> **Work to be completed**
Each line below must be set down exactly; omit any image you find.
====
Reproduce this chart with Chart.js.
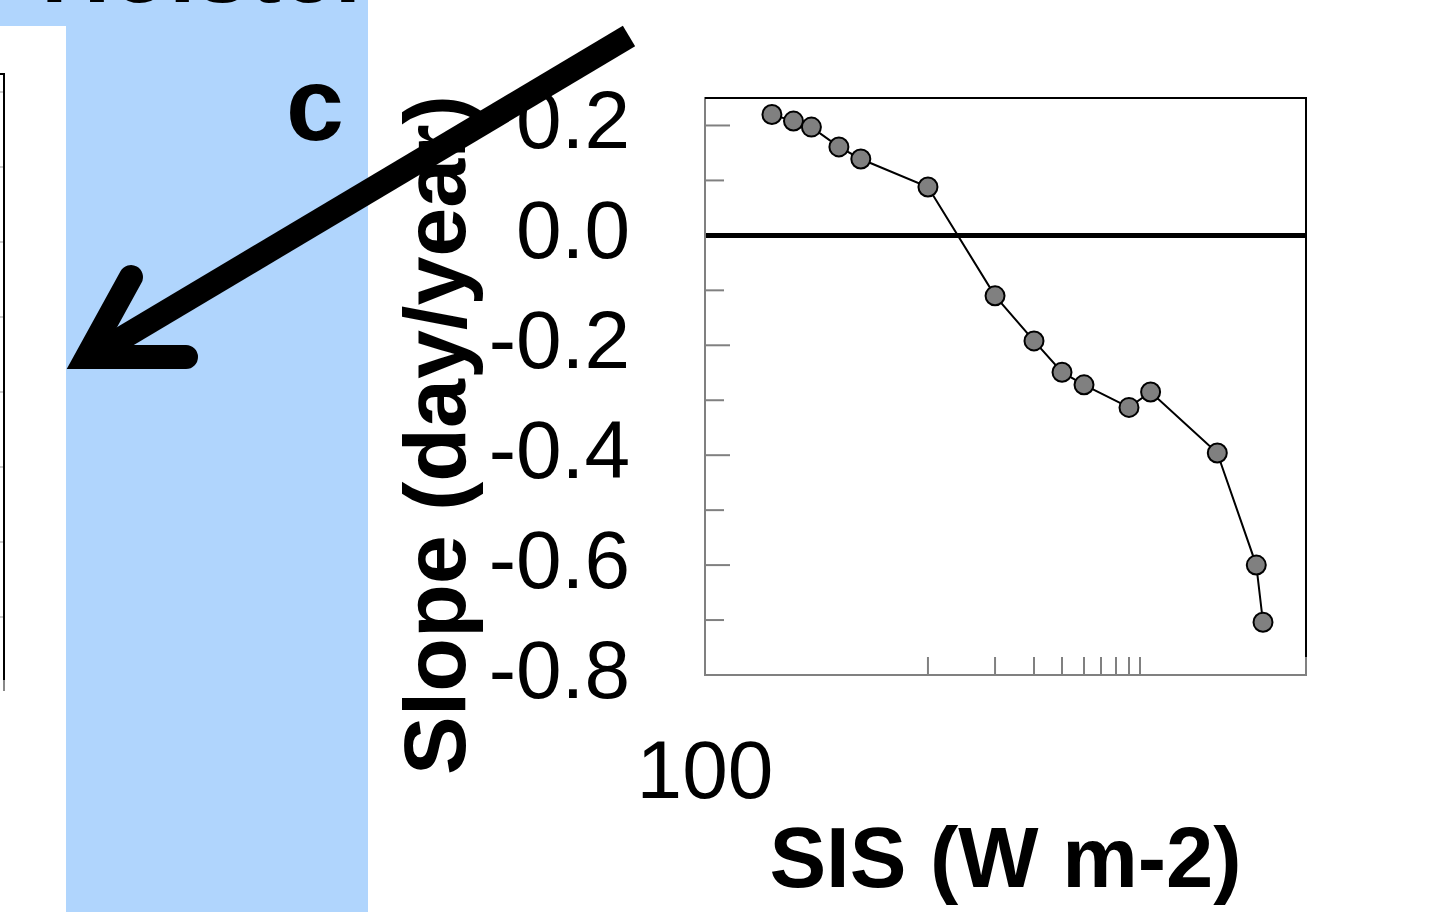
<!DOCTYPE html>
<html>
<head>
<meta charset="utf-8">
<script src="https://cdn.jsdelivr.net/npm/chart.js@4.4.1/dist/chart.umd.min.js"></script>
<style>
html,body{margin:0;padding:0;background:#fff;overflow:hidden;}
#wrap{position:relative;width:1444px;height:912px;}
#wrap svg,#wrap canvas{position:absolute;left:0;top:0;}
#fg{pointer-events:none;}
</style>
</head>
<body>
<div id="wrap">
<svg id="bg" width="1444" height="912" xmlns="http://www.w3.org/2000/svg">
  <rect x="0" y="0" width="368" height="912" fill="#b0d5fd"/>
  <rect x="0" y="26" width="66" height="886" fill="#ffffff"/>
  <text x="41" y="2" font-family="Liberation Sans, Arial, sans-serif" font-weight="bold" font-size="96" fill="#000">Holster</text>
  <g stroke="#999" stroke-width="1">
    <line x1="0" y1="92" x2="4" y2="92"/><line x1="0" y1="167" x2="4" y2="167"/>
    <line x1="0" y1="242" x2="4" y2="242"/><line x1="0" y1="317" x2="4" y2="317"/>
    <line x1="0" y1="392" x2="4" y2="392"/><line x1="0" y1="467" x2="4" y2="467"/>
    <line x1="0" y1="542" x2="4" y2="542"/><line x1="0" y1="617" x2="4" y2="617"/>
  </g>
  <line x1="0" y1="74" x2="5" y2="74" stroke="#000" stroke-width="2"/>
  <line x1="4" y1="73" x2="4" y2="680" stroke="#000" stroke-width="2"/>
  <line x1="4" y1="680" x2="4" y2="691" stroke="#888" stroke-width="2"/>
</svg>
<canvas id="c" width="1444" height="912"></canvas>
<svg id="fg" width="1444" height="912" xmlns="http://www.w3.org/2000/svg">
  <text x="286" y="140" font-family="Liberation Sans, Arial, sans-serif" font-weight="bold" font-size="104" fill="#000">c</text>
  <line x1="629" y1="36" x2="92" y2="356" stroke="#000" stroke-width="24" stroke-linecap="butt"/>
  <polyline points="131,277 87,357 186,357" fill="none" stroke="#000" stroke-width="24" stroke-linecap="round" stroke-linejoin="miter" stroke-miterlimit="6"/>
</svg>
</div>
<script>
// ---- data ----
const sisValues   = [167, 197, 226, 279, 330, 552, 923, 1244, 1542, 1825, 2576, 3040, 5068, 6832, 7193];
const slopeValues = [0.22, 0.208, 0.197, 0.161, 0.139, 0.088, -0.11, -0.192, -0.249, -0.272, -0.313, -0.285, -0.396, -0.60, -0.704];
const xRange = [100, 10000];
const xTickLabelValues = [100];
const xTickLabels = ['100'];
const xTickMarks = [552, 923, 1244, 1542, 1825, 2079, 2332, 2576, 2803];
const yRange = [-0.8, 0.25];
const yTickLabelValues = [-0.8, -0.6, -0.4, -0.2, 0, 0.2];
const yTickMarks = [0.2, 0.1, -0.1, -0.2, -0.3, -0.4, -0.5, -0.6, -0.7];
const xTitle = 'SIS (W m-2)';
const yTitle = 'Slope (day/year)';

const FAMILY = '"Liberation Sans", Arial, sans-serif';

const framePlugin = {
  id: 'frameAndMarks',
  beforeDatasetsDraw(chart) {
    const {ctx, chartArea: a, scales: {x, y}} = chart;
    ctx.save();
    ctx.strokeStyle = '#808080';
    ctx.lineWidth = 2;
    yTickMarks.forEach(v => {
      const py = y.getPixelForValue(v);
      const even = Math.round(Math.abs(v) * 10) % 2 === 0;
      ctx.beginPath();
      ctx.moveTo(a.left, py);
      ctx.lineTo(a.left + (even ? 25 : 19), py);
      ctx.stroke();
    });
    xTickMarks.concat([xRange[1]]).forEach(v => {
      const px = x.getPixelForValue(v);
      ctx.beginPath();
      ctx.moveTo(px, a.bottom);
      ctx.lineTo(px, a.bottom - 18);
      ctx.stroke();
    });
    ctx.strokeStyle = '#000';
    ctx.lineWidth = 2;
    ctx.beginPath();
    ctx.moveTo(a.left, a.top);
    ctx.lineTo(a.right, a.top);
    ctx.lineTo(a.right, a.bottom - 18);
    ctx.stroke();
    ctx.restore();
  },
  afterDraw(chart) {
    const {ctx, chartArea: a, scales: {y}} = chart;
    ctx.save();
    ctx.translate(y.left + 85, a.bottom + 100);
    ctx.rotate(-Math.PI / 2);
    ctx.font = 'bold 88px ' + FAMILY;
    ctx.fillStyle = '#000';
    ctx.textAlign = 'left';
    ctx.textBaseline = 'alphabetic';
    ctx.fillText(yTitle, 0, 0);
    ctx.restore();
  }
};

new Chart(document.getElementById('c'), {
  type: 'line',
  data: {
    datasets: [{
      data: sisValues.map((v, i) => ({x: v, y: slopeValues[i]})),
      borderColor: '#000',
      borderWidth: 2,
      pointRadius: 9.5,
      pointBackgroundColor: '#808080',
      pointBorderColor: '#000',
      pointBorderWidth: 2,
      tension: 0,
      clip: false
    }]
  },
  options: {
    responsive: false,
    animation: false,
    devicePixelRatio: 1,
    layout: {padding: {left: 380, top: 98, right: 138, bottom: 0}},
    plugins: {legend: {display: false}, tooltip: {enabled: false}},
    scales: {
      x: {
        type: 'logarithmic',
        min: xRange[0], max: xRange[1],
        afterBuildTicks: s => { s.ticks = xTickLabelValues.map(v => ({value: v})); },
        afterFit: s => { s.height = 237; s.paddingLeft = 0; s.paddingRight = 0; },
        ticks: {
          autoSkip: false, maxRotation: 0, minRotation: 0, padding: 59, color: '#000',
          font: {family: FAMILY, size: 82, lineHeight: 1},
          callback: (v, i) => xTickLabels[i]
        },
        grid: {display: false, drawTicks: false},
        border: {display: true, color: '#808080', width: 2},
        title: {
          display: true, text: xTitle, color: '#000',
          font: {family: FAMILY, size: 85, weight: 'bold', lineHeight: 1},
          padding: {top: 0, bottom: 6}
        }
      },
      y: {
        type: 'linear',
        min: yRange[0], max: yRange[1],
        afterBuildTicks: s => { s.ticks = yTickLabelValues.map(v => ({value: v})); },
        afterFit: s => { s.width = 325; s.paddingTop = 0; s.paddingBottom = 0; },
        ticks: {
          padding: 75, color: '#000',
          font: {family: FAMILY, size: 82, lineHeight: 1.2},
          callback: v => Number(v).toFixed(1)
        },
        grid: {
          drawTicks: false,
          color: c => (c.tick && c.tick.value === 0) ? '#000' : 'rgba(0,0,0,0)',
          lineWidth: c => (c.tick && c.tick.value === 0) ? 5 : 1
        },
        border: {display: true, color: '#808080', width: 2}
      }
    }
  },
  plugins: [framePlugin]
});
</script>
</body>
</html>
====
> **The reply**
Reproduce this chart with Chart.js.
<!DOCTYPE html>
<html>
<head>
<meta charset="utf-8">
<script src="https://cdn.jsdelivr.net/npm/chart.js@4.4.1/dist/chart.umd.min.js"></script>
<style>
html,body{margin:0;padding:0;background:#fff;overflow:hidden;}
#wrap{position:relative;width:1444px;height:912px;}
#wrap svg,#wrap canvas{position:absolute;left:0;top:0;}
#fg{pointer-events:none;}
</style>
</head>
<body>
<div id="wrap">
<svg id="bg" width="1444" height="912" xmlns="http://www.w3.org/2000/svg">
  <rect x="0" y="0" width="368" height="912" fill="#b0d5fd"/>
  <rect x="0" y="26" width="66" height="886" fill="#ffffff"/>
  <text x="41" y="2" font-family="Liberation Sans, Arial, sans-serif" font-weight="bold" font-size="96" fill="#000">Holster</text>
  <g stroke="#999" stroke-width="1">
    <line x1="0" y1="92" x2="4" y2="92"/><line x1="0" y1="167" x2="4" y2="167"/>
    <line x1="0" y1="242" x2="4" y2="242"/><line x1="0" y1="317" x2="4" y2="317"/>
    <line x1="0" y1="392" x2="4" y2="392"/><line x1="0" y1="467" x2="4" y2="467"/>
    <line x1="0" y1="542" x2="4" y2="542"/><line x1="0" y1="617" x2="4" y2="617"/>
  </g>
  <line x1="0" y1="74" x2="5" y2="74" stroke="#000" stroke-width="2"/>
  <line x1="4" y1="73" x2="4" y2="680" stroke="#000" stroke-width="2"/>
  <line x1="4" y1="680" x2="4" y2="691" stroke="#888" stroke-width="2"/>
</svg>
<canvas id="c" width="1444" height="912"></canvas>
<svg id="fg" width="1444" height="912" xmlns="http://www.w3.org/2000/svg">
  <text x="286" y="140" font-family="Liberation Sans, Arial, sans-serif" font-weight="bold" font-size="104" fill="#000">c</text>
  <line x1="629" y1="36" x2="92" y2="356" stroke="#000" stroke-width="24" stroke-linecap="butt"/>
  <polyline points="131,277 87,357 186,357" fill="none" stroke="#000" stroke-width="24" stroke-linecap="round" stroke-linejoin="miter" stroke-miterlimit="6"/>
</svg>
</div>
<script>
// ---- data ----
const sisValues   = [167, 197, 226, 279, 330, 552, 923, 1244, 1542, 1825, 2576, 3040, 5068, 6832, 7193];
const slopeValues = [0.22, 0.208, 0.197, 0.161, 0.139, 0.088, -0.11, -0.192, -0.249, -0.272, -0.313, -0.285, -0.396, -0.60, -0.704];
const xRange = [100, 10000];
const xTickLabelValues = [100];
const xTickLabels = ['100'];
const xTickMarks = [552, 923, 1244, 1542, 1825, 2079, 2332, 2576, 2803];
const yRange = [-0.8, 0.25];
const yTickLabelValues = [-0.8, -0.6, -0.4, -0.2, 0, 0.2];
const yTickMarks = [0.2, 0.1, -0.1, -0.2, -0.3, -0.4, -0.5, -0.6, -0.7];
const xTitle = 'SIS (W m-2)';
const yTitle = 'Slope (day/year)';

const FAMILY = '"Liberation Sans", Arial, sans-serif';

const framePlugin = {
  id: 'frameAndMarks',
  beforeDatasetsDraw(chart) {
    const {ctx, chartArea: a, scales: {x, y}} = chart;
    ctx.save();
    ctx.strokeStyle = '#808080';
    ctx.lineWidth = 2;
    yTickMarks.forEach(v => {
      const py = y.getPixelForValue(v);
      const even = Math.round(Math.abs(v) * 10) % 2 === 0;
      ctx.beginPath();
      ctx.moveTo(a.left, py);
      ctx.lineTo(a.left + (even ? 25 : 19), py);
      ctx.stroke();
    });
    xTickMarks.concat([xRange[1]]).forEach(v => {
      const px = x.getPixelForValue(v);
      ctx.beginPath();
      ctx.moveTo(px, a.bottom);
      ctx.lineTo(px, a.bottom - 18);
      ctx.stroke();
    });
    ctx.strokeStyle = '#000';
    ctx.lineWidth = 2;
    ctx.beginPath();
    ctx.moveTo(a.left, a.top);
    ctx.lineTo(a.right, a.top);
    ctx.lineTo(a.right, a.bottom - 18);
    ctx.stroke();
    ctx.restore();
  },
  afterDraw(chart) {
    const {ctx, chartArea: a, scales: {y}} = chart;
    ctx.save();
    ctx.translate(y.left + 85, a.bottom + 100);
    ctx.rotate(-Math.PI / 2);
    ctx.font = 'bold 88px ' + FAMILY;
    ctx.fillStyle = '#000';
    ctx.textAlign = 'left';
    ctx.textBaseline = 'alphabetic';
    ctx.fillText(yTitle, 0, 0);
    ctx.restore();
  }
};

new Chart(document.getElementById('c'), {
  type: 'line',
  data: {
    datasets: [{
      data: sisValues.map((v, i) => ({x: v, y: slopeValues[i]})),
      borderColor: '#000',
      borderWidth: 2,
      pointRadius: 9.5,
      pointBackgroundColor: '#808080',
      pointBorderColor: '#000',
      pointBorderWidth: 2,
      tension: 0,
      clip: false
    }]
  },
  options: {
    responsive: false,
    animation: false,
    devicePixelRatio: 1,
    layout: {padding: {left: 380, top: 98, right: 138, bottom: 0}},
    plugins: {legend: {display: false}, tooltip: {enabled: false}},
    scales: {
      x: {
        type: 'logarithmic',
        min: xRange[0], max: xRange[1],
        afterBuildTicks: s => { s.ticks = xTickLabelValues.map(v => ({value: v})); },
        afterFit: s => { s.height = 237; s.paddingLeft = 0; s.paddingRight = 0; },
        ticks: {
          autoSkip: false, maxRotation: 0, minRotation: 0, padding: 59, color: '#000',
          font: {family: FAMILY, size: 82, lineHeight: 1},
          callback: (v, i) => xTickLabels[i]
        },
        grid: {display: false, drawTicks: false},
        border: {display: true, color: '#808080', width: 2},
        title: {
          display: true, text: xTitle, color: '#000',
          font: {family: FAMILY, size: 85, weight: 'bold', lineHeight: 1},
          padding: {top: 0, bottom: 6}
        }
      },
      y: {
        type: 'linear',
        min: yRange[0], max: yRange[1],
        afterBuildTicks: s => { s.ticks = yTickLabelValues.map(v => ({value: v})); },
        afterFit: s => { s.width = 325; s.paddingTop = 0; s.paddingBottom = 0; },
        ticks: {
          padding: 75, color: '#000',
          font: {family: FAMILY, size: 82, lineHeight: 1.2},
          callback: v => Number(v).toFixed(1)
        },
        grid: {
          drawTicks: false,
          color: c => (c.tick && c.tick.value === 0) ? '#000' : 'rgba(0,0,0,0)',
          lineWidth: c => (c.tick && c.tick.value === 0) ? 5 : 1
        },
        border: {display: true, color: '#808080', width: 2}
      }
    }
  },
  plugins: [framePlugin]
});
</script>
</body>
</html>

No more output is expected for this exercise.